### WHAT TO PRODUCE
Pictures in the data below are not part of the copy; transcribe everything else exactly.
start
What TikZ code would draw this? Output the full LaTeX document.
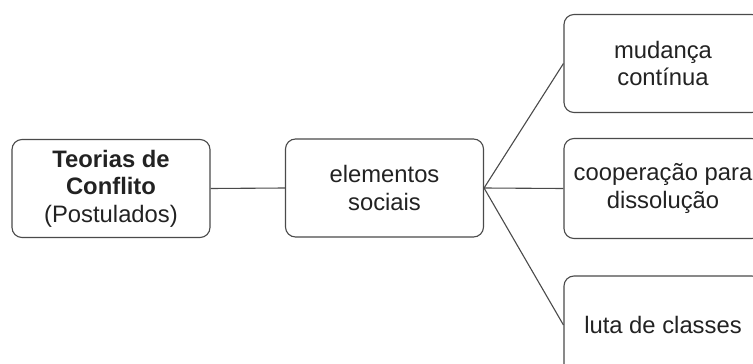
\documentclass[tikz,border=0pt]{standalone}
\usepackage{fontspec}
\setmainfont{Liberation Sans}
\usepackage{xcolor}
\definecolor{edgegray}{HTML}{4A4A4A}
\definecolor{textgray}{HTML}{222222}

\tikzset{
    postbox/.style={draw=edgegray, line width=1.1pt, rounded corners=10pt,
        minimum width=198pt, minimum height=98pt, align=center,
        text=textgray, font=\fontsize{23.8}{27.5}\selectfont},
    link/.style={draw=edgegray, line width=1.1pt}
}

\begin{document}
\begin{tikzpicture}[x=1pt, y=-1pt]
    \useasboundingbox (0,0) rectangle (753,364);
    \clip (0,0) rectangle (753,364);

    %% root and middle step:
    \node[postbox] (teorias) at (111,188.5) {\textbf{Teorias de}\\\textbf{Conflito}\\(Postulados)};
    \node[postbox] (elementos) at (384.5,188) {elementos\\sociais};

    %% the three postulates, right column:
    \node[postbox] (mudanca) at (663,63.5) {mudança\\contínua};
    \node[postbox, minimum height=100pt] (cooperacao) at (663,188.5) {cooperação para\\dissolução};
    \node[postbox] (luta) at (663,325) {luta de classes};

    \draw[link] (teorias.east) -- (elementos.west);
    \draw[link] (elementos.east) -- (mudanca.west);
    \draw[link] (elementos.east) -- (cooperacao.west);
    \draw[link] (elementos.east) -- (luta.west);

\end{tikzpicture}
\end{document}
end
### EXPECTED ANSWER
What TikZ code would draw this? Output the full LaTeX document.
\documentclass[tikz,border=0pt]{standalone}
\usepackage{fontspec}
\setmainfont{Liberation Sans}
\usepackage{xcolor}
\definecolor{edgegray}{HTML}{4A4A4A}
\definecolor{textgray}{HTML}{222222}

\tikzset{
    postbox/.style={draw=edgegray, line width=1.1pt, rounded corners=10pt,
        minimum width=198pt, minimum height=98pt, align=center,
        text=textgray, font=\fontsize{23.8}{27.5}\selectfont},
    link/.style={draw=edgegray, line width=1.1pt}
}

\begin{document}
\begin{tikzpicture}[x=1pt, y=-1pt]
    \useasboundingbox (0,0) rectangle (753,364);
    \clip (0,0) rectangle (753,364);

    %% root and middle step:
    \node[postbox] (teorias) at (111,188.5) {\textbf{Teorias de}\\\textbf{Conflito}\\(Postulados)};
    \node[postbox] (elementos) at (384.5,188) {elementos\\sociais};

    %% the three postulates, right column:
    \node[postbox] (mudanca) at (663,63.5) {mudança\\contínua};
    \node[postbox, minimum height=100pt] (cooperacao) at (663,188.5) {cooperação para\\dissolução};
    \node[postbox] (luta) at (663,325) {luta de classes};

    \draw[link] (teorias.east) -- (elementos.west);
    \draw[link] (elementos.east) -- (mudanca.west);
    \draw[link] (elementos.east) -- (cooperacao.west);
    \draw[link] (elementos.east) -- (luta.west);

\end{tikzpicture}
\end{document}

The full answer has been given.